*TASK STATEMENT*
Print, word for word, the opening line of the data below and every line after it through the line that contains "from bokeh.resources import INLINE", but not the pictures.

*SUPPLIED INFORMATION*
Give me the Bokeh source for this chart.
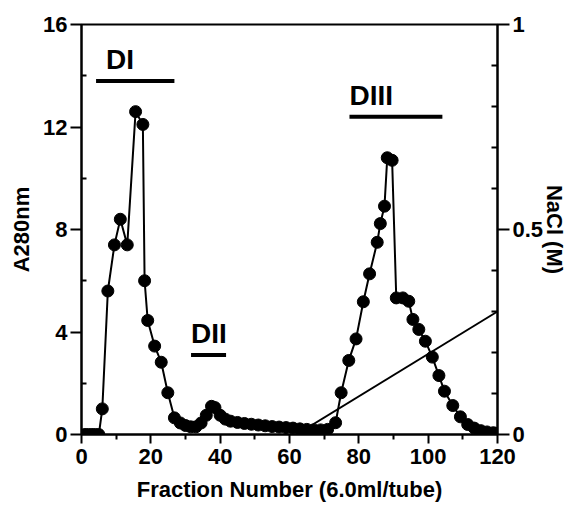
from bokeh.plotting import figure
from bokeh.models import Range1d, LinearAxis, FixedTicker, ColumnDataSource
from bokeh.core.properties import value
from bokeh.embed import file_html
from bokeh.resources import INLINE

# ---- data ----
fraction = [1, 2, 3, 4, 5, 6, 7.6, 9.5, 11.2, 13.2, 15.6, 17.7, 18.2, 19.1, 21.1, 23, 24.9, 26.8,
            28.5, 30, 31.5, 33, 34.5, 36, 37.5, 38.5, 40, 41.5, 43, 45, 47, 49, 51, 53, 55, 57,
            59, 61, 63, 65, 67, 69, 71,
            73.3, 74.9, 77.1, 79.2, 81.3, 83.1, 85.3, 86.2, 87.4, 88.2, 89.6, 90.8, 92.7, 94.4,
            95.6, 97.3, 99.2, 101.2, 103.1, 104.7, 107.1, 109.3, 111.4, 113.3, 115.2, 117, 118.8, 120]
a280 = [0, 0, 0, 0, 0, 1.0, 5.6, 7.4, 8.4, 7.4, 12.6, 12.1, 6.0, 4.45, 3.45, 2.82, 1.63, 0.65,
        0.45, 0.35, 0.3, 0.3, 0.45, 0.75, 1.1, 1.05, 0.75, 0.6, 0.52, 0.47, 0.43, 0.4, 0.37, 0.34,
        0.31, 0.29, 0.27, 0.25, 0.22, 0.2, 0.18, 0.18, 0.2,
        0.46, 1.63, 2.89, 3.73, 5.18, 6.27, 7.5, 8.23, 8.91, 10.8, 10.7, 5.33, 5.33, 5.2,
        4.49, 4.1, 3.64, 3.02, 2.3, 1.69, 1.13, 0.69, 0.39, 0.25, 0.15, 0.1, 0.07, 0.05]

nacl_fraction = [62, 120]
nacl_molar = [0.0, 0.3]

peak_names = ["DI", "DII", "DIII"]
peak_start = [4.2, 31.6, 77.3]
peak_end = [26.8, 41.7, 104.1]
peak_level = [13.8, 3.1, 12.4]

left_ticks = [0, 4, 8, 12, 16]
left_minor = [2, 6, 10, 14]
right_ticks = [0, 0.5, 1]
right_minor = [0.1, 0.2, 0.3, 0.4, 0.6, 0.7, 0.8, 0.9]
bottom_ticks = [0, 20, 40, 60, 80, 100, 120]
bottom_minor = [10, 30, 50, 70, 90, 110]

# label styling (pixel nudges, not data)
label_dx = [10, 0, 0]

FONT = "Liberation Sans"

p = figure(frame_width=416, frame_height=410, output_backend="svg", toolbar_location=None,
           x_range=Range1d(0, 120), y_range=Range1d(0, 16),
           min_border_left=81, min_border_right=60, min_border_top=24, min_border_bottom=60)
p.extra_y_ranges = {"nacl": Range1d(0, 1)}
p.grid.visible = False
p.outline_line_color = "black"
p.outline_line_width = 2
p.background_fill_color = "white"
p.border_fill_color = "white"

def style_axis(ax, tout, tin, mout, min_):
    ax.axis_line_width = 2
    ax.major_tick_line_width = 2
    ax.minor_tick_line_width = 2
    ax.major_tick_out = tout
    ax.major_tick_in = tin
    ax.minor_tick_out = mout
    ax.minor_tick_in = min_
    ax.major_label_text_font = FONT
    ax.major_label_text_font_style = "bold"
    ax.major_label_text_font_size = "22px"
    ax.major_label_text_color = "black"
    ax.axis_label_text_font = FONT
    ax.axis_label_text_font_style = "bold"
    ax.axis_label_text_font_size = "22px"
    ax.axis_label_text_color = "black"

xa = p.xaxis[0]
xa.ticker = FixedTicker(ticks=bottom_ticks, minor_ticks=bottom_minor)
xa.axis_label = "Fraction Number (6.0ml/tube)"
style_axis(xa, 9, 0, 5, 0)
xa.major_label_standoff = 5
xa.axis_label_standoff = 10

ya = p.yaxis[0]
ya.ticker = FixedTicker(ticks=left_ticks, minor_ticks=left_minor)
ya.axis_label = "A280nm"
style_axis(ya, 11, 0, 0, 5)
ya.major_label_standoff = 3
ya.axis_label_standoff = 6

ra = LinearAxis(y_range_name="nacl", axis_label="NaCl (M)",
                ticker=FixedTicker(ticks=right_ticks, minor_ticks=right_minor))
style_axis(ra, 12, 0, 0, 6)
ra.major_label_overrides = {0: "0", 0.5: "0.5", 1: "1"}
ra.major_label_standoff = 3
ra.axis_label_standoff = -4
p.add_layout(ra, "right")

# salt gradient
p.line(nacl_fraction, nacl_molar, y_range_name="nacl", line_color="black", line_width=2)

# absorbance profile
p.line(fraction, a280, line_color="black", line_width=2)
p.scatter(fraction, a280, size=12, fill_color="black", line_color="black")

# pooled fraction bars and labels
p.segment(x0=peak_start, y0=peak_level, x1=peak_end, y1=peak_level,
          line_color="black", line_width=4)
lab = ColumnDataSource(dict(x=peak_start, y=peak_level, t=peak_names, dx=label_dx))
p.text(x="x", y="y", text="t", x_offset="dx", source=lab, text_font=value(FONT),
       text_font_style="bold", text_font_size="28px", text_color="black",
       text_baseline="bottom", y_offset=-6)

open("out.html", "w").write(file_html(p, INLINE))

*TASK SOLUTION*
Give me the Bokeh source for this chart.
from bokeh.plotting import figure
from bokeh.models import Range1d, LinearAxis, FixedTicker, ColumnDataSource
from bokeh.core.properties import value
from bokeh.embed import file_html
from bokeh.resources import INLINE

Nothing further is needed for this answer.